**Task goal:**
All the data below goes into the copy word for word, but the pictures don't.

== Stored data ==

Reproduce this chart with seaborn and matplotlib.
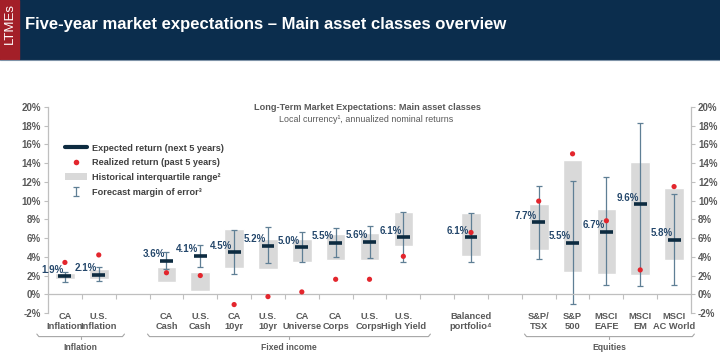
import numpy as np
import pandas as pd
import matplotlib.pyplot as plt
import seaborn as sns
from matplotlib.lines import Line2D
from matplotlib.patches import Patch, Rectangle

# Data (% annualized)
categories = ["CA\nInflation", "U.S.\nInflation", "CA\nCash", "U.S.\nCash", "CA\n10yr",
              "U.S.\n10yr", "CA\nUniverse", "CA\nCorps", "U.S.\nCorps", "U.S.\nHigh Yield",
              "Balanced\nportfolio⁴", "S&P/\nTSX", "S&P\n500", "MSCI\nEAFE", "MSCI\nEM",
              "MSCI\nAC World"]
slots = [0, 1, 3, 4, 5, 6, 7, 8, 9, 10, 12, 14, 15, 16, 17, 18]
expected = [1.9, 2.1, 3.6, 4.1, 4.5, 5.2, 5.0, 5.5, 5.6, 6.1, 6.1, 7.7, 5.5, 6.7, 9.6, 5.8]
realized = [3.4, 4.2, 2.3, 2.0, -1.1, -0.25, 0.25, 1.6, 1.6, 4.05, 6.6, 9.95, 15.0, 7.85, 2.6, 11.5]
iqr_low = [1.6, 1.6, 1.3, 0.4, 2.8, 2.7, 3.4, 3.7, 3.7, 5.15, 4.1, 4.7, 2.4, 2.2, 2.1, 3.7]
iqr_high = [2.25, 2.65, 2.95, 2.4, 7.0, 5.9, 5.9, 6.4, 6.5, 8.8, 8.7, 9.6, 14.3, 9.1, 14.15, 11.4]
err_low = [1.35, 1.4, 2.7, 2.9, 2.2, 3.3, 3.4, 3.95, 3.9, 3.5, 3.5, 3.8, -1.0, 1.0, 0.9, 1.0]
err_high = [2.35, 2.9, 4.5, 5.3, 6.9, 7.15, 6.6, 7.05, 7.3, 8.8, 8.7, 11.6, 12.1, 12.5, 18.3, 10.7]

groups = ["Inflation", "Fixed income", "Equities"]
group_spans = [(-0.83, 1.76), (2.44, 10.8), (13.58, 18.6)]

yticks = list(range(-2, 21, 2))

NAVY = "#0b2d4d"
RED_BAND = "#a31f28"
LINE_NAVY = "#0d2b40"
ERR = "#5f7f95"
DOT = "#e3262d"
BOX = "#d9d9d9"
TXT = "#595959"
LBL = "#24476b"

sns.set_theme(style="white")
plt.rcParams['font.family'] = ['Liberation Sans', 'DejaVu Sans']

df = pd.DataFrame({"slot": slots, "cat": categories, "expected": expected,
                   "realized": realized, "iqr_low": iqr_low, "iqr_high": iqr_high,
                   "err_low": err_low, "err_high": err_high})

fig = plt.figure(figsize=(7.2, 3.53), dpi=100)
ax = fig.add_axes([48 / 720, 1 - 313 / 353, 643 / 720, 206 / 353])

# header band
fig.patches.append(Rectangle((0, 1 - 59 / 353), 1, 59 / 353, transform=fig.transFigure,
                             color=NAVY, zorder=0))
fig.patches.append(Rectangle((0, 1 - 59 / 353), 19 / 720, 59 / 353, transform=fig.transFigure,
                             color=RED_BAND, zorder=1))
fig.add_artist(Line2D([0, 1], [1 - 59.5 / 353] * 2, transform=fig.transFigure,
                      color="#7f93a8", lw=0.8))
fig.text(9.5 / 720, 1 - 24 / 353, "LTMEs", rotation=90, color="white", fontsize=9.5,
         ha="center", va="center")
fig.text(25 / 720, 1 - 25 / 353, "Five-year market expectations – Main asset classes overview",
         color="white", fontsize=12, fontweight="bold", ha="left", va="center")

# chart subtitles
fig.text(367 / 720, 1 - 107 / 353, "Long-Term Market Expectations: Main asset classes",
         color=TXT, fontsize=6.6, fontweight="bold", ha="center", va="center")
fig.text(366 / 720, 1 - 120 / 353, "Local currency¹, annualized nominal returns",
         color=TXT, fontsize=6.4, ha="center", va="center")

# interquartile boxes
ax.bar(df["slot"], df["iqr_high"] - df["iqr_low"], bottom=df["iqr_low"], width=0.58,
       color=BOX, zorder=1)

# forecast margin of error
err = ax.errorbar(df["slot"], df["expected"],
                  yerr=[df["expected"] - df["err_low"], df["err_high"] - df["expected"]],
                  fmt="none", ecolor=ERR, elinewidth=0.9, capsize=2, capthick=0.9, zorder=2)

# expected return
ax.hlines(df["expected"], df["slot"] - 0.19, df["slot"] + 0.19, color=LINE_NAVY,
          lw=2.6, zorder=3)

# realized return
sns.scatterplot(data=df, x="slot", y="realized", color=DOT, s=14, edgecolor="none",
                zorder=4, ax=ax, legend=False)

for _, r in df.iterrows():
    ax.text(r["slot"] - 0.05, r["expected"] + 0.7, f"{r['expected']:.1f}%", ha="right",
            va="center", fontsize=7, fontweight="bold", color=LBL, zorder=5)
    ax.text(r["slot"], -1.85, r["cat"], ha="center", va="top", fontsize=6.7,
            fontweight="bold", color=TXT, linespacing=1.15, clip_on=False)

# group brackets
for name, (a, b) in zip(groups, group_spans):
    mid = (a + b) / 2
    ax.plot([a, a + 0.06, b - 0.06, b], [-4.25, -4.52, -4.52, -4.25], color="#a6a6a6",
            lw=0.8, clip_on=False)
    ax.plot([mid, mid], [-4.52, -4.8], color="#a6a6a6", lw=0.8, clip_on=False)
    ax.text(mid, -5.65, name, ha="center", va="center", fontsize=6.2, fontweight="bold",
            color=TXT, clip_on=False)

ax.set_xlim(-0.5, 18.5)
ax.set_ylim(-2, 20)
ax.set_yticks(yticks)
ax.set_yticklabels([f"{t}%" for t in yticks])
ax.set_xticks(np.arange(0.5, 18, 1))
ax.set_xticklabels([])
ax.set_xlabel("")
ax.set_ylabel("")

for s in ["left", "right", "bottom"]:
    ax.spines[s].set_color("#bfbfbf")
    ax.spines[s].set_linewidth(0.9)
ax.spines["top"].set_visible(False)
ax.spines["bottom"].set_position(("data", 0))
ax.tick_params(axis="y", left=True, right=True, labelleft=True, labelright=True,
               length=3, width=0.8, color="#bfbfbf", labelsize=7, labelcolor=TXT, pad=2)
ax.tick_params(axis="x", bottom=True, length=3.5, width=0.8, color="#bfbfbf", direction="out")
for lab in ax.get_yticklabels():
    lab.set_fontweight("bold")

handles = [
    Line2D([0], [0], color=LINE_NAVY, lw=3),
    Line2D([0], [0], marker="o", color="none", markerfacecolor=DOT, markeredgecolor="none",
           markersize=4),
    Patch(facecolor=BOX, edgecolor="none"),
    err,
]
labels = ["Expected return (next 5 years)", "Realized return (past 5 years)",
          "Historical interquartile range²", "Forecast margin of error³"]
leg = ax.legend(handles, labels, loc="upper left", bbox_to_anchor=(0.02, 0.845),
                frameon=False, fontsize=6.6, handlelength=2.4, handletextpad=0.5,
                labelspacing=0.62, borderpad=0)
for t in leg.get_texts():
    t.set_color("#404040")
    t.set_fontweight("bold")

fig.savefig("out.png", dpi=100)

===

**Full answer:**
Reproduce this chart with seaborn and matplotlib.
import numpy as np
import pandas as pd
import matplotlib.pyplot as plt
import seaborn as sns
from matplotlib.lines import Line2D
from matplotlib.patches import Patch, Rectangle

# Data (% annualized)
categories = ["CA\nInflation", "U.S.\nInflation", "CA\nCash", "U.S.\nCash", "CA\n10yr",
              "U.S.\n10yr", "CA\nUniverse", "CA\nCorps", "U.S.\nCorps", "U.S.\nHigh Yield",
              "Balanced\nportfolio⁴", "S&P/\nTSX", "S&P\n500", "MSCI\nEAFE", "MSCI\nEM",
              "MSCI\nAC World"]
slots = [0, 1, 3, 4, 5, 6, 7, 8, 9, 10, 12, 14, 15, 16, 17, 18]
expected = [1.9, 2.1, 3.6, 4.1, 4.5, 5.2, 5.0, 5.5, 5.6, 6.1, 6.1, 7.7, 5.5, 6.7, 9.6, 5.8]
realized = [3.4, 4.2, 2.3, 2.0, -1.1, -0.25, 0.25, 1.6, 1.6, 4.05, 6.6, 9.95, 15.0, 7.85, 2.6, 11.5]
iqr_low = [1.6, 1.6, 1.3, 0.4, 2.8, 2.7, 3.4, 3.7, 3.7, 5.15, 4.1, 4.7, 2.4, 2.2, 2.1, 3.7]
iqr_high = [2.25, 2.65, 2.95, 2.4, 7.0, 5.9, 5.9, 6.4, 6.5, 8.8, 8.7, 9.6, 14.3, 9.1, 14.15, 11.4]
err_low = [1.35, 1.4, 2.7, 2.9, 2.2, 3.3, 3.4, 3.95, 3.9, 3.5, 3.5, 3.8, -1.0, 1.0, 0.9, 1.0]
err_high = [2.35, 2.9, 4.5, 5.3, 6.9, 7.15, 6.6, 7.05, 7.3, 8.8, 8.7, 11.6, 12.1, 12.5, 18.3, 10.7]

groups = ["Inflation", "Fixed income", "Equities"]
group_spans = [(-0.83, 1.76), (2.44, 10.8), (13.58, 18.6)]

yticks = list(range(-2, 21, 2))

NAVY = "#0b2d4d"
RED_BAND = "#a31f28"
LINE_NAVY = "#0d2b40"
ERR = "#5f7f95"
DOT = "#e3262d"
BOX = "#d9d9d9"
TXT = "#595959"
LBL = "#24476b"

sns.set_theme(style="white")
plt.rcParams['font.family'] = ['Liberation Sans', 'DejaVu Sans']

df = pd.DataFrame({"slot": slots, "cat": categories, "expected": expected,
                   "realized": realized, "iqr_low": iqr_low, "iqr_high": iqr_high,
                   "err_low": err_low, "err_high": err_high})

fig = plt.figure(figsize=(7.2, 3.53), dpi=100)
ax = fig.add_axes([48 / 720, 1 - 313 / 353, 643 / 720, 206 / 353])

# header band
fig.patches.append(Rectangle((0, 1 - 59 / 353), 1, 59 / 353, transform=fig.transFigure,
                             color=NAVY, zorder=0))
fig.patches.append(Rectangle((0, 1 - 59 / 353), 19 / 720, 59 / 353, transform=fig.transFigure,
                             color=RED_BAND, zorder=1))
fig.add_artist(Line2D([0, 1], [1 - 59.5 / 353] * 2, transform=fig.transFigure,
                      color="#7f93a8", lw=0.8))
fig.text(9.5 / 720, 1 - 24 / 353, "LTMEs", rotation=90, color="white", fontsize=9.5,
         ha="center", va="center")
fig.text(25 / 720, 1 - 25 / 353, "Five-year market expectations – Main asset classes overview",
         color="white", fontsize=12, fontweight="bold", ha="left", va="center")

# chart subtitles
fig.text(367 / 720, 1 - 107 / 353, "Long-Term Market Expectations: Main asset classes",
         color=TXT, fontsize=6.6, fontweight="bold", ha="center", va="center")
fig.text(366 / 720, 1 - 120 / 353, "Local currency¹, annualized nominal returns",
         color=TXT, fontsize=6.4, ha="center", va="center")

# interquartile boxes
ax.bar(df["slot"], df["iqr_high"] - df["iqr_low"], bottom=df["iqr_low"], width=0.58,
       color=BOX, zorder=1)

# forecast margin of error
err = ax.errorbar(df["slot"], df["expected"],
                  yerr=[df["expected"] - df["err_low"], df["err_high"] - df["expected"]],
                  fmt="none", ecolor=ERR, elinewidth=0.9, capsize=2, capthick=0.9, zorder=2)

# expected return
ax.hlines(df["expected"], df["slot"] - 0.19, df["slot"] + 0.19, color=LINE_NAVY,
          lw=2.6, zorder=3)

# realized return
sns.scatterplot(data=df, x="slot", y="realized", color=DOT, s=14, edgecolor="none",
                zorder=4, ax=ax, legend=False)

for _, r in df.iterrows():
    ax.text(r["slot"] - 0.05, r["expected"] + 0.7, f"{r['expected']:.1f}%", ha="right",
            va="center", fontsize=7, fontweight="bold", color=LBL, zorder=5)
    ax.text(r["slot"], -1.85, r["cat"], ha="center", va="top", fontsize=6.7,
            fontweight="bold", color=TXT, linespacing=1.15, clip_on=False)

# group brackets
for name, (a, b) in zip(groups, group_spans):
    mid = (a + b) / 2
    ax.plot([a, a + 0.06, b - 0.06, b], [-4.25, -4.52, -4.52, -4.25], color="#a6a6a6",
            lw=0.8, clip_on=False)
    ax.plot([mid, mid], [-4.52, -4.8], color="#a6a6a6", lw=0.8, clip_on=False)
    ax.text(mid, -5.65, name, ha="center", va="center", fontsize=6.2, fontweight="bold",
            color=TXT, clip_on=False)

ax.set_xlim(-0.5, 18.5)
ax.set_ylim(-2, 20)
ax.set_yticks(yticks)
ax.set_yticklabels([f"{t}%" for t in yticks])
ax.set_xticks(np.arange(0.5, 18, 1))
ax.set_xticklabels([])
ax.set_xlabel("")
ax.set_ylabel("")

for s in ["left", "right", "bottom"]:
    ax.spines[s].set_color("#bfbfbf")
    ax.spines[s].set_linewidth(0.9)
ax.spines["top"].set_visible(False)
ax.spines["bottom"].set_position(("data", 0))
ax.tick_params(axis="y", left=True, right=True, labelleft=True, labelright=True,
               length=3, width=0.8, color="#bfbfbf", labelsize=7, labelcolor=TXT, pad=2)
ax.tick_params(axis="x", bottom=True, length=3.5, width=0.8, color="#bfbfbf", direction="out")
for lab in ax.get_yticklabels():
    lab.set_fontweight("bold")

handles = [
    Line2D([0], [0], color=LINE_NAVY, lw=3),
    Line2D([0], [0], marker="o", color="none", markerfacecolor=DOT, markeredgecolor="none",
           markersize=4),
    Patch(facecolor=BOX, edgecolor="none"),
    err,
]
labels = ["Expected return (next 5 years)", "Realized return (past 5 years)",
          "Historical interquartile range²", "Forecast margin of error³"]
leg = ax.legend(handles, labels, loc="upper left", bbox_to_anchor=(0.02, 0.845),
                frameon=False, fontsize=6.6, handlelength=2.4, handletextpad=0.5,
                labelspacing=0.62, borderpad=0)
for t in leg.get_texts():
    t.set_color("#404040")
    t.set_fontweight("bold")

fig.savefig("out.png", dpi=100)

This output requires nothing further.